The building used precast concrete technology for structural and cladding elements. A cantilevered projection on its eastern facade is cast in off-form concrete, providing a stark contrast to the monolithic precast panels used elsewhere on the building.
Glenn Harper, a senior associate at PTW Architects in Sydney and recipient of the 2015 Byera Hadley Travelling Scholarship for The Sydney Brutalist Project, said the building was “an important and unique Sydney Brutalist building – especially in the innovative use of precast concrete technology for structural and cladding elements.”
Harper continued: “Differences in concrete texture was an important aesthetic of Sydney Brutalism. With a concept that included integration with an elevated pedestrian walkway, the project also demonstrates Sydney Brutalism’s urban pursuit: that is, these buildings were not necessarily standalone ‘set pieces’ but were to be part of a complex urban strategy (considered by some to be a failed utopian strategy, by today’s standards).”
Stafford Moor and Farrington received the Sulman Medal from the Royal Australian Institute of Architects NSW chapter in 1947 for the Wormald Bros Factory at 208 Young Street, Waterloo and in 1954 for the Boots Pure Drug Company offices at 376 Eastern Valley Way, Roseville. Both buildings have since been demolished.
The firm also designed a number of education buildings for the University of Sydney and Macquarie University.
Graham Quint, director of advocacy at the National Trust of Australia (NSW), said the School of Molecular Bioscience was one of three brutalist buildings to have been recently listed by the National Trust. The others are the St Leonard’s Centre, designed by Kerr and Smith and completed in 1972, and the Sirius building, designed by NSW housing commission architect Tao Gofers and completed in 1979. Sirius was denied a state heritage listing by the state government in July 2016 in spite of recommendations of support from the National Trust, the Heritage Council and the Australian Institute of Architects NSW chapter.

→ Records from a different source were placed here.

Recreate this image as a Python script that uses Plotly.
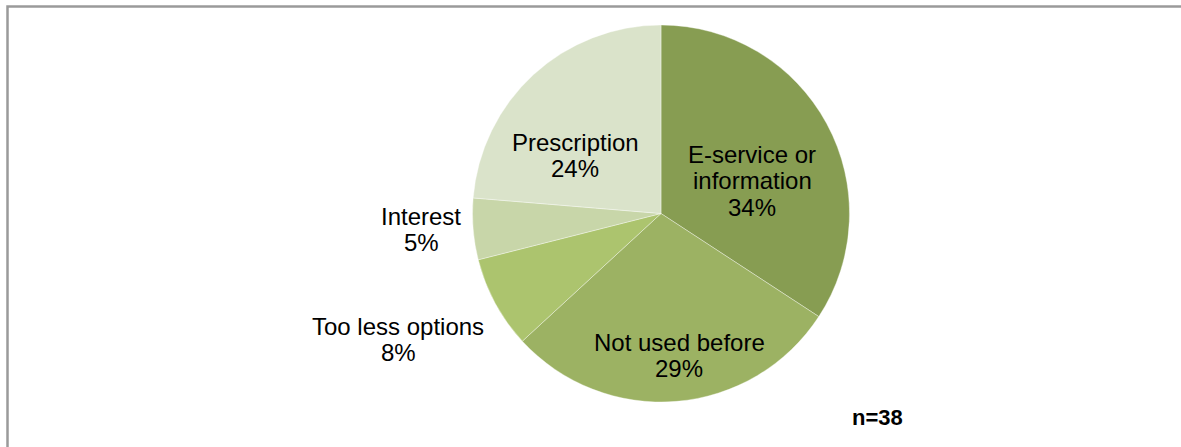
import plotly.graph_objects as go

# Data
categories = ["E-service or information", "Not used before", "Too less options", "Interest", "Prescription"]
counts = [13, 11, 3, 2, 9]
label_lines = [["E-service or", "information"], ["Not used before"], ["Too less options"], ["Interest"], ["Prescription"]]
n_total = sum(counts)
colors = ["#879D52", "#9CB263", "#ACC46E", "#C8D6A9", "#DAE3CA"]

W, H = 1181, 447

# label anchor positions (pixels: x center, y center of first line)
label_pos = [(752, 154), (679, 342), (398, 326), (421, 216), (575, 142)]
line_gap = 26.5

fig = go.Figure()
fig.add_trace(go.Pie(
    labels=categories,
    values=counts,
    sort=False,
    direction="clockwise",
    rotation=0,
    marker=dict(colors=colors, line=dict(color="rgba(255,255,255,0.6)", width=0.6)),
    textinfo="none",
    hoverinfo="label+percent",
    showlegend=False,
    domain=dict(x=[472.5 / W, 849.5 / W], y=[1 - 402 / H, 1 - 25 / H]),
))

annotations = []
font = dict(family="Liberation Sans, Arial, sans-serif", size=24, color="#000000")
for lines, cnt, (px, py) in zip(label_lines, counts, label_pos):
    pct = f"{round(100 * cnt / n_total)}%"
    for i, t in enumerate(lines + [pct]):
        annotations.append(dict(
            x=px / W, y=1 - (py + i * line_gap) / H, xref="paper", yref="paper",
            text=t, showarrow=False, xanchor="center", yanchor="middle", font=font,
        ))

annotations.append(dict(
    x=877 / W, y=1 - 417 / H, xref="paper", yref="paper",
    text=f"<b>n={n_total}</b>", showarrow=False, xanchor="center", yanchor="middle",
    font=dict(family="Liberation Sans, Arial, sans-serif", size=22, color="#000000"),
))

fig.update_layout(
    width=W, height=H,
    margin=dict(l=0, r=0, t=0, b=0),
    paper_bgcolor="white",
    plot_bgcolor="white",
    annotations=annotations,
    shapes=[dict(type="rect", xref="paper", yref="paper",
                 x0=7.5 / W, x1=1.1, y0=-0.1, y1=1 - 6.5 / H,
                 line=dict(color="#9A9A9A", width=2.5), fillcolor="rgba(0,0,0,0)", layer="above")],
)

fig.write_html("out.html")
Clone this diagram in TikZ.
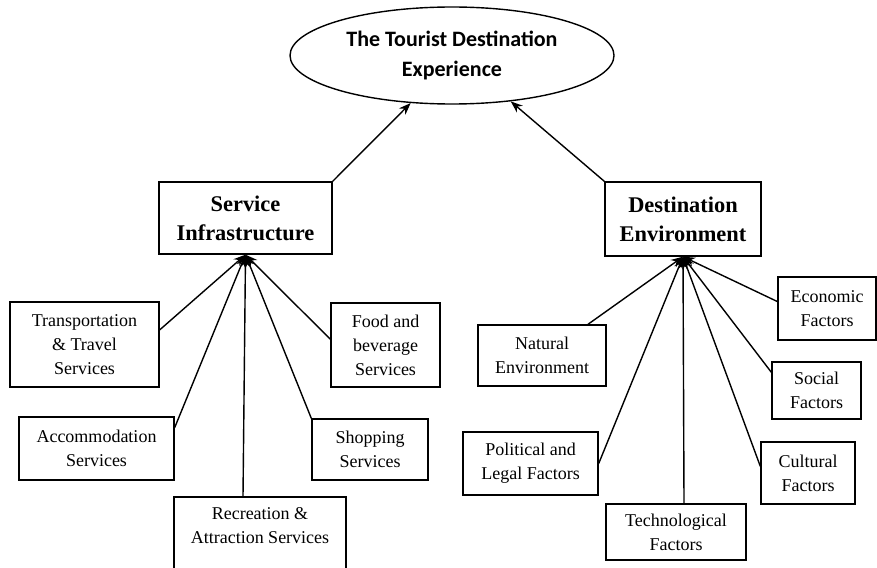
\documentclass[tikz,border=0pt]{standalone}
\usepackage{fontspec}
\setmainfont{Liberation Serif}
\newfontfamily\carlitofont{Carlito}
\usetikzlibrary{shapes.geometric,arrows.meta}
\begin{document}
\begin{tikzpicture}[x=0.5pt,y=-0.5pt,line width=0.7pt,
  leaf/.style={draw,rectangle,inner sep=0pt,align=center,font=\fontsize{9}{12}\selectfont},
  hub/.style={draw,rectangle,inner sep=0pt,align=center,font=\fontsize{11.2}{14.5}\selectfont\bfseries},
  conn/.style={-{Stealth[length=6pt,width=4.5pt]}}]
\useasboundingbox (0,0) rectangle (877,567);
\node[ellipse,draw,minimum width=162pt,minimum height=48.5pt,inner sep=0pt,align=center,
  font={\carlitofont\fontsize{11}{15}\selectfont\bfseries}] (exp) at (452,55.5)
  {The Tourist Destination\\Experience};
\node[hub,minimum width=86.5pt,minimum height=36pt] (si) at (245.5,218) {Service\\Infrastructure};
\node[hub,minimum width=78pt,minimum height=37pt] (de) at (683,219) {Destination\\Environment};
% left leaves
\node[leaf,minimum width=74.5pt,minimum height=42.5pt] (trans) at (84.5,344.5) {Transportation\\\& Travel\\Services};
\node[leaf,minimum width=77.5pt,minimum height=31.5pt] (accom) at (96.5,448.5) {Accommodation\\Services};
\node[leaf,minimum width=86pt,minimum height=41pt] (rec) at (260,538) {Recreation \&\\Attraction Services\\\mbox{}};
\node[leaf,minimum width=54.5pt,minimum height=42pt] (food) at (385.5,345) {Food and\\beverage\\Services};
\node[leaf,minimum width=58pt,minimum height=30.5pt] (shop) at (370,449.5) {Shopping\\Services};
% right leaves
\node[leaf,minimum width=64pt,minimum height=30.5pt] (nat) at (542,355.5) {Natural\\Environment};
\node[leaf,minimum width=67.5pt,minimum height=31.5pt] (pol) at (530.5,463.5) {Political and\\Legal Factors};
\node[leaf,minimum width=70pt,minimum height=28pt] (tech) at (676,532) {Technological\\Factors};
\node[leaf,minimum width=49pt,minimum height=31.5pt] (econ) at (827,308.5) {Economic\\Factors};
\node[leaf,minimum width=44.5pt,minimum height=28.5pt] (soc) at (816.5,390.5) {Social\\Factors};
\node[leaf,minimum width=47pt,minimum height=31pt] (cult) at (808,473) {Cultural\\Factors};
% connectors
\draw[conn] (trans.11.75) -- (si.south);
\draw[conn] (accom.15.5) -- (si.south);
\draw[conn] ([xshift=-8.5pt]rec.north) -- (si.south);
\draw[conn] (food.174.8) -- (si.south);
\draw[conn] (shop.north west) -- (si.south);
\draw[conn] ([xshift=23pt]nat.north) -- (de.south);
\draw[conn] (pol.east) -- (de.south);
\draw[conn] ([xshift=4pt]tech.north) -- (de.south);
\draw[conn] (econ.172.5) -- (de.south);
\draw[conn] (soc.158.5) -- (de.south);
\draw[conn] (cult.172.7) -- (de.south);
\draw[conn] (si.north east) -- (exp.229);
\draw[conn] (de.north west) -- (exp.322.8);
\end{tikzpicture}
\end{document}
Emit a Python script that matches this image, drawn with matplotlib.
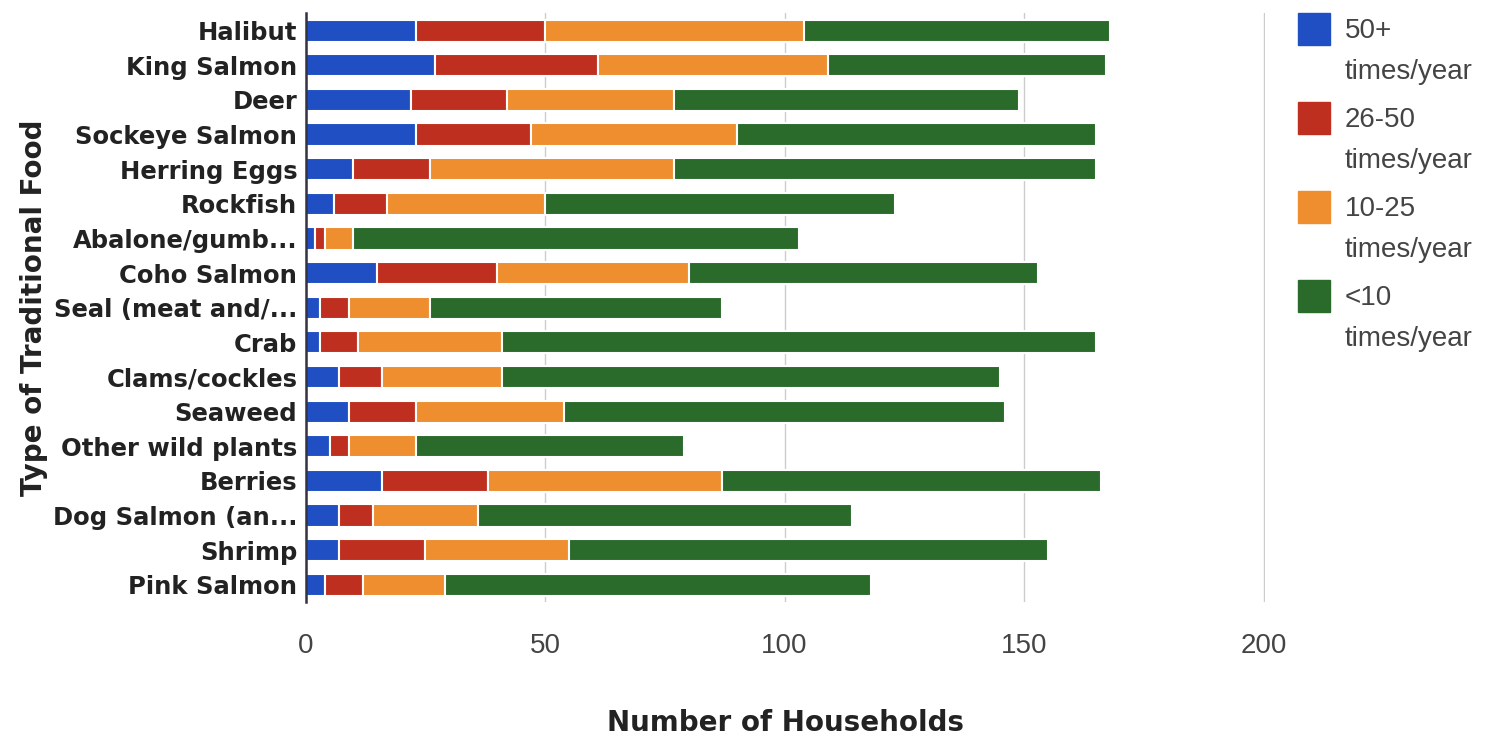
import matplotlib
matplotlib.use("Agg")
from matplotlib import pyplot as plt
from matplotlib.patches import Rectangle
import numpy as np

foods = ["Halibut", "King Salmon", "Deer", "Sockeye Salmon", "Herring Eggs", "Rockfish",
         "Abalone/gumb...", "Coho Salmon", "Seal (meat and/...", "Crab", "Clams/cockles",
         "Seaweed", "Other wild plants", "Berries", "Dog Salmon (an...", "Shrimp", "Pink Salmon"]

over_50 = [23, 27, 22, 23, 10, 6, 2, 15, 3, 3, 7, 9, 5, 16, 7, 7, 4]
from_26_50 = [27, 34, 20, 24, 16, 11, 2, 25, 6, 8, 9, 14, 4, 22, 7, 18, 8]
from_10_25 = [54, 48, 35, 43, 51, 33, 6, 40, 17, 30, 25, 31, 14, 49, 22, 30, 17]
under_10 = [64, 58, 72, 75, 88, 73, 93, 73, 61, 124, 104, 92, 56, 79, 78, 100, 89]

series_names = ["50+\ntimes/year", "26-50\ntimes/year", "10-25\ntimes/year", "<10\ntimes/year"]
series_colors = ["#1f4fc2", "#bf2f1f", "#ee8e2e", "#2a6a2b"]

x_ticks = [0, 50, 100, 150, 200]


def main():
    fig = plt.figure(figsize=(14.98, 7.37), dpi=100)
    ax = fig.add_axes([0.204, 0.183, 0.8445 - 0.204, 0.799])

    y = np.arange(len(foods))
    left = np.zeros(len(foods))
    for values, name, color in zip([over_50, from_26_50, from_10_25, under_10], series_names, series_colors):
        ax.barh(y, values, left=left, height=0.64, color=color, edgecolor="white",
                linewidth=1.5, label=name, zorder=3)
        left += np.array(values)

    ax.set_ylim(len(foods) - 0.5, -0.5)
    ax.set_xlim(0, 200.3)
    ax.set_xticks(x_ticks)
    ax.set_xticklabels([str(t) for t in x_ticks], fontsize=20, color="#444444",
                       family="Liberation Sans")
    ax.set_yticks(y)
    ax.set_yticklabels(foods, fontsize=17.5, fontweight="heavy", color="#222222")
    ax.tick_params(axis="both", length=0)
    ax.tick_params(axis="x", pad=22)
    ax.tick_params(axis="y", pad=6)

    ax.grid(axis="x", color="#cccccc", linewidth=1, zorder=0)
    for side in ["top", "right", "bottom"]:
        ax.spines[side].set_visible(False)
    ax.spines["left"].set_color("#333344")
    ax.spines["left"].set_linewidth(1.8)
    ax.spines["left"].set_zorder(4)

    ax.set_xlabel("Number of Households", fontsize=20, fontweight="bold", color="#222222",
                  labelpad=36)
    fig.text(0.023, 0.582, "Type of Traditional Food", rotation=90, fontsize=20,
             fontweight="bold", color="#222222", ha="center", va="center")

    # legend drawn by hand: square aligned with the first line of each label
    W, H = fig.get_size_inches() * fig.dpi
    for i, (name, color) in enumerate(zip(series_names, series_colors)):
        top = 13 + i * 89
        fig.patches.append(Rectangle((1298 / W, 1 - (top + 32) / H), 32 / W, 32 / H,
                                     transform=fig.transFigure, color=color))
        first, second = name.split("\n")
        fig.text(1345 / W, 1 - (top + 18) / H, first, fontsize=20, color="#444444",
                 family="Liberation Sans", va="center")
        fig.text(1345 / W, 1 - (top + 59) / H, second, fontsize=20, color="#444444",
                 family="Liberation Sans", va="center")

    fig.savefig("out.png", dpi=100)


if __name__ == "__main__":
    main()
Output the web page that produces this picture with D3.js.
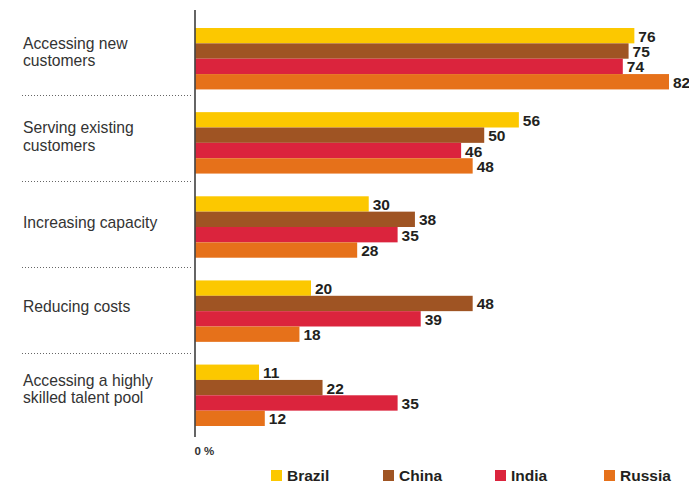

Quint added that the Trust may approach the Heritage Council with a request to consider the School of Molecular Bioscience and the St Leonard’s Centre for state heritage listing.
The listing comes amid a significant renewal at the University of Sydney’s Camperdown and Darlington campuses. The Campus Improvement Plan began in 2014 and is scheduled to be complete by 2020. At present, dozens of buildings are pending demolition – though not the School of Molecular Bioscience.
The National Trust notes that several other brutalist buildings at the University of Sydney are facing potential demolition as part of the Campus Improvement Plan. These include Wentworth Union Building (G01), Chemical Engineering (J01) and Electrical Engineering (J03) all by Ancher Mortlock and Murray, School of Law and Wilkinson Building Addition by McConnel Smith and Johnson, and RMC Gunn Building (B19) by Priestly and Lumsdaine. The Edgeworth David Building by Stafford Moor and Farrington was demolished in 2006 to make way for the Faculty of Law, designed by FJMT and completed in 2009.
The School of Molecular Bioscience is not currently included on the Australian Institute of Architects NSW chapter’s Register of Significant Buildings.